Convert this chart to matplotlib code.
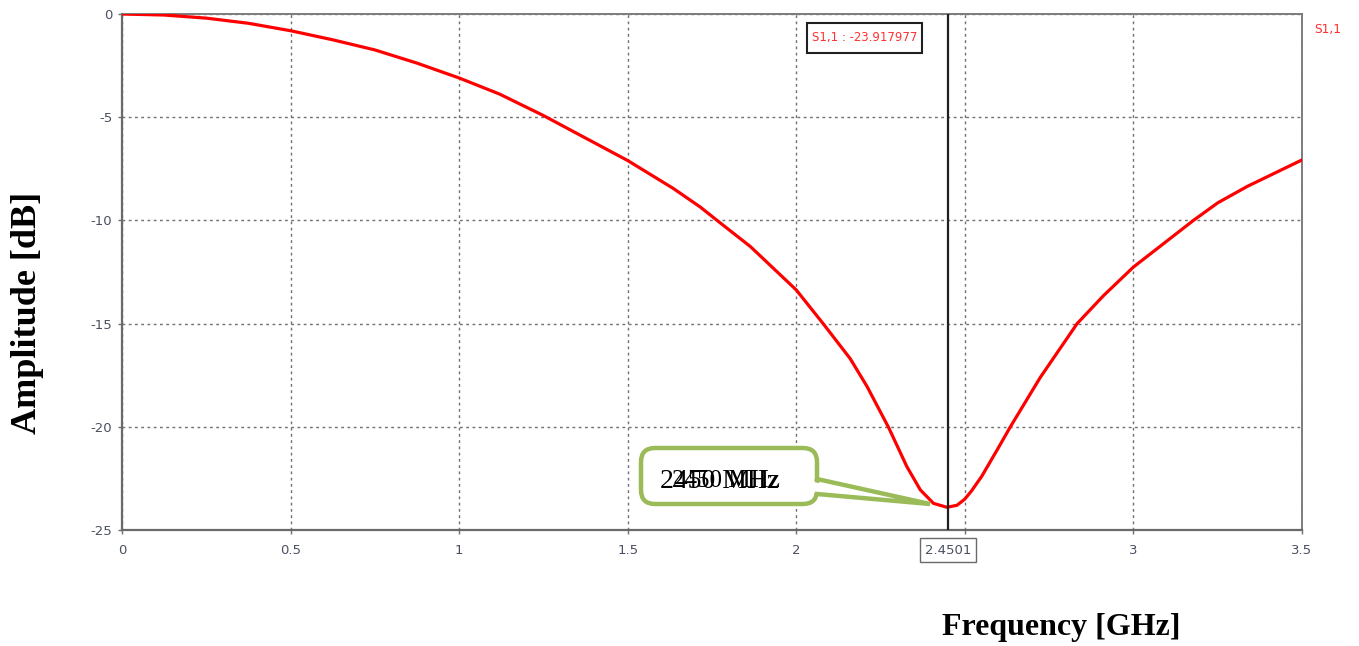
import numpy as np
import matplotlib
matplotlib.use("Agg")
import matplotlib.pyplot as plt
from matplotlib.patches import FancyBboxPatch, Polygon, Rectangle
from matplotlib.lines import Line2D
from matplotlib.transforms import Affine2D, blended_transform_factory

W, H = 1359, 646

# S11 readings (GHz, dB)
freq = [0.0, 0.125, 0.25, 0.375, 0.5, 0.625, 0.75, 0.875, 1.0, 1.12, 1.25,
        1.368, 1.5, 1.635, 1.715, 1.765, 1.864, 2.0, 2.081, 2.16, 2.21, 2.274,
        2.328, 2.368, 2.407, 2.447, 2.477, 2.5, 2.52, 2.55, 2.6, 2.635, 2.724,
        2.833, 2.911, 3.0, 3.178, 3.25, 3.338, 3.5]
s11 = [0.0, -0.05, -0.2, -0.45, -0.81, -1.25, -1.74, -2.38, -3.1, -3.88,
       -4.92, -5.95, -7.1, -8.45, -9.35, -10.0, -11.27, -13.37, -15.03,
       -16.7, -18.05, -20.04, -21.93, -23.06, -23.71, -23.9, -23.8, -23.5,
       -23.1, -22.4, -21.0, -20.0, -17.6, -15.0, -13.65, -12.26, -10.0,
       -9.15, -8.35, -7.07]
marker_f = 2.4501
marker_val = -23.917977
xticks = [0, 0.5, 1, 1.5, 2, 2.5, 3, 3.5]
yticks = [0, -5, -10, -15, -20, -25]

RED = "#ff0000"
GREEN = "#9bbb59"
TICKC = "#4b5060"
SERIF = "Liberation Serif"

fig = plt.figure(figsize=(W / 100, H / 100), dpi=100)
ax = fig.add_axes([122 / W, 1 - 530 / H, 1180 / W, 516 / H])

ax.plot(freq, s11, color=RED, lw=2.3, solid_capstyle="round",
        solid_joinstyle="round", zorder=4)
ax.axvline(marker_f, color="#202020", lw=1.6, zorder=5)

ax.set_xlim(0, 3.5)
ax.set_ylim(-25, 0)
ax.set_xticks(xticks)
# 2.5 label is hidden under the marker box in the original
ax.set_xticklabels(["" if t == 2.5 else f"{t:g}" for t in xticks])
ax.set_yticks(yticks)
ax.set_yticklabels([f"{t:g}" for t in yticks])
ax.tick_params(axis="both", labelsize=9.5, colors="#707070", labelcolor=TICKC,
               length=3, width=1)
ax.tick_params(axis="x", pad=7)
ax.tick_params(axis="y", pad=4)
ax.grid(True, color="#707070", linestyle=(0, (2, 2.5)), lw=1)
for side in ["left", "bottom"]:
    ax.spines[side].set_color("#6a6a6a")
    ax.spines[side].set_linewidth(1.6)
for side in ["top", "right"]:
    ax.spines[side].set_color("#7c7c7c")
    ax.spines[side].set_linewidth(1.4)

# marker readout box at the top
ax.add_patch(Rectangle((0.5805, 0.9244), 0.0975, 0.0582, transform=ax.transAxes,
                       facecolor="white", edgecolor="#202020", lw=1.5, zorder=6))
ax.text(0.6292, 0.9545, f"S1,1 : {marker_val:.6f}", transform=ax.transAxes,
        ha="center", va="center", fontsize=8.4, color="#ff3030", zorder=7)
fig.text(1314 / W, 1 - 29 / H, "S1,1", fontsize=8.8, color="#ff3030",
         ha="left", va="center")

# marker frequency box on the x axis
bt = blended_transform_factory(ax.transData, ax.transAxes)
ax.text(marker_f, -0.0388, f"{marker_f:.4f}", transform=bt, ha="center",
        va="center", fontsize=9.5, color=TICKC, zorder=8, clip_on=False,
        bbox=dict(boxstyle="square,pad=0.4", facecolor="white",
                  edgecolor="#6a6a6a", lw=1))

# green callout (pixel coordinates, top-left origin)
PX = Affine2D().scale(1, -1).translate(0, H)
fig.patches.append(FancyBboxPatch((641, 448), 176, 56,
                                  boxstyle="round,pad=0,rounding_size=14",
                                  transform=PX, facecolor="white",
                                  edgecolor=GREEN, lw=3.2, zorder=10))
fig.patches.append(Polygon([(808, 481), (930, 504), (808, 492)], closed=True,
                           transform=PX, facecolor="white", edgecolor="none",
                           zorder=11))
fig.lines.append(Line2D([817, 930, 817], [479, 504, 494], transform=PX,
                        color=GREEN, lw=3.2, solid_joinstyle="miter", zorder=12))
fig.text(660, 481, "2450 MHz", transform=PX, fontsize=20, family=SERIF,
         ha="left", va="center", zorder=13)
fig.text(672, 481, "2450 MHz", transform=PX, fontsize=18, family=SERIF,
         ha="left", va="center", zorder=13)

fig.text(1061 / W, 1 - 627 / H, "Frequency [GHz]", fontsize=23,
         fontweight="bold", family=SERIF, ha="center", va="center")
fig.text(28 / W, 1 - 313 / H, "Amplitude [dB]", fontsize=26, rotation=90,
         fontweight="bold", family=SERIF, ha="center", va="center")

fig.savefig("out.png", dpi=100)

======

◆ Given request: Leaving out the pictures, repeat the data above exactly.

◆ Full response:
Convert this chart to matplotlib code.
import numpy as np
import matplotlib
matplotlib.use("Agg")
import matplotlib.pyplot as plt
from matplotlib.patches import FancyBboxPatch, Polygon, Rectangle
from matplotlib.lines import Line2D
from matplotlib.transforms import Affine2D, blended_transform_factory

W, H = 1359, 646

# S11 readings (GHz, dB)
freq = [0.0, 0.125, 0.25, 0.375, 0.5, 0.625, 0.75, 0.875, 1.0, 1.12, 1.25,
        1.368, 1.5, 1.635, 1.715, 1.765, 1.864, 2.0, 2.081, 2.16, 2.21, 2.274,
        2.328, 2.368, 2.407, 2.447, 2.477, 2.5, 2.52, 2.55, 2.6, 2.635, 2.724,
        2.833, 2.911, 3.0, 3.178, 3.25, 3.338, 3.5]
s11 = [0.0, -0.05, -0.2, -0.45, -0.81, -1.25, -1.74, -2.38, -3.1, -3.88,
       -4.92, -5.95, -7.1, -8.45, -9.35, -10.0, -11.27, -13.37, -15.03,
       -16.7, -18.05, -20.04, -21.93, -23.06, -23.71, -23.9, -23.8, -23.5,
       -23.1, -22.4, -21.0, -20.0, -17.6, -15.0, -13.65, -12.26, -10.0,
       -9.15, -8.35, -7.07]
marker_f = 2.4501
marker_val = -23.917977
xticks = [0, 0.5, 1, 1.5, 2, 2.5, 3, 3.5]
yticks = [0, -5, -10, -15, -20, -25]

RED = "#ff0000"
GREEN = "#9bbb59"
TICKC = "#4b5060"
SERIF = "Liberation Serif"

fig = plt.figure(figsize=(W / 100, H / 100), dpi=100)
ax = fig.add_axes([122 / W, 1 - 530 / H, 1180 / W, 516 / H])

ax.plot(freq, s11, color=RED, lw=2.3, solid_capstyle="round",
        solid_joinstyle="round", zorder=4)
ax.axvline(marker_f, color="#202020", lw=1.6, zorder=5)

ax.set_xlim(0, 3.5)
ax.set_ylim(-25, 0)
ax.set_xticks(xticks)
# 2.5 label is hidden under the marker box in the original
ax.set_xticklabels(["" if t == 2.5 else f"{t:g}" for t in xticks])
ax.set_yticks(yticks)
ax.set_yticklabels([f"{t:g}" for t in yticks])
ax.tick_params(axis="both", labelsize=9.5, colors="#707070", labelcolor=TICKC,
               length=3, width=1)
ax.tick_params(axis="x", pad=7)
ax.tick_params(axis="y", pad=4)
ax.grid(True, color="#707070", linestyle=(0, (2, 2.5)), lw=1)
for side in ["left", "bottom"]:
    ax.spines[side].set_color("#6a6a6a")
    ax.spines[side].set_linewidth(1.6)
for side in ["top", "right"]:
    ax.spines[side].set_color("#7c7c7c")
    ax.spines[side].set_linewidth(1.4)

# marker readout box at the top
ax.add_patch(Rectangle((0.5805, 0.9244), 0.0975, 0.0582, transform=ax.transAxes,
                       facecolor="white", edgecolor="#202020", lw=1.5, zorder=6))
ax.text(0.6292, 0.9545, f"S1,1 : {marker_val:.6f}", transform=ax.transAxes,
        ha="center", va="center", fontsize=8.4, color="#ff3030", zorder=7)
fig.text(1314 / W, 1 - 29 / H, "S1,1", fontsize=8.8, color="#ff3030",
         ha="left", va="center")

# marker frequency box on the x axis
bt = blended_transform_factory(ax.transData, ax.transAxes)
ax.text(marker_f, -0.0388, f"{marker_f:.4f}", transform=bt, ha="center",
        va="center", fontsize=9.5, color=TICKC, zorder=8, clip_on=False,
        bbox=dict(boxstyle="square,pad=0.4", facecolor="white",
                  edgecolor="#6a6a6a", lw=1))

# green callout (pixel coordinates, top-left origin)
PX = Affine2D().scale(1, -1).translate(0, H)
fig.patches.append(FancyBboxPatch((641, 448), 176, 56,
                                  boxstyle="round,pad=0,rounding_size=14",
                                  transform=PX, facecolor="white",
                                  edgecolor=GREEN, lw=3.2, zorder=10))
fig.patches.append(Polygon([(808, 481), (930, 504), (808, 492)], closed=True,
                           transform=PX, facecolor="white", edgecolor="none",
                           zorder=11))
fig.lines.append(Line2D([817, 930, 817], [479, 504, 494], transform=PX,
                        color=GREEN, lw=3.2, solid_joinstyle="miter", zorder=12))
fig.text(660, 481, "2450 MHz", transform=PX, fontsize=20, family=SERIF,
         ha="left", va="center", zorder=13)
fig.text(672, 481, "2450 MHz", transform=PX, fontsize=18, family=SERIF,
         ha="left", va="center", zorder=13)

fig.text(1061 / W, 1 - 627 / H, "Frequency [GHz]", fontsize=23,
         fontweight="bold", family=SERIF, ha="center", va="center")
fig.text(28 / W, 1 - 313 / H, "Amplitude [dB]", fontsize=26, rotation=90,
         fontweight="bold", family=SERIF, ha="center", va="center")

fig.savefig("out.png", dpi=100)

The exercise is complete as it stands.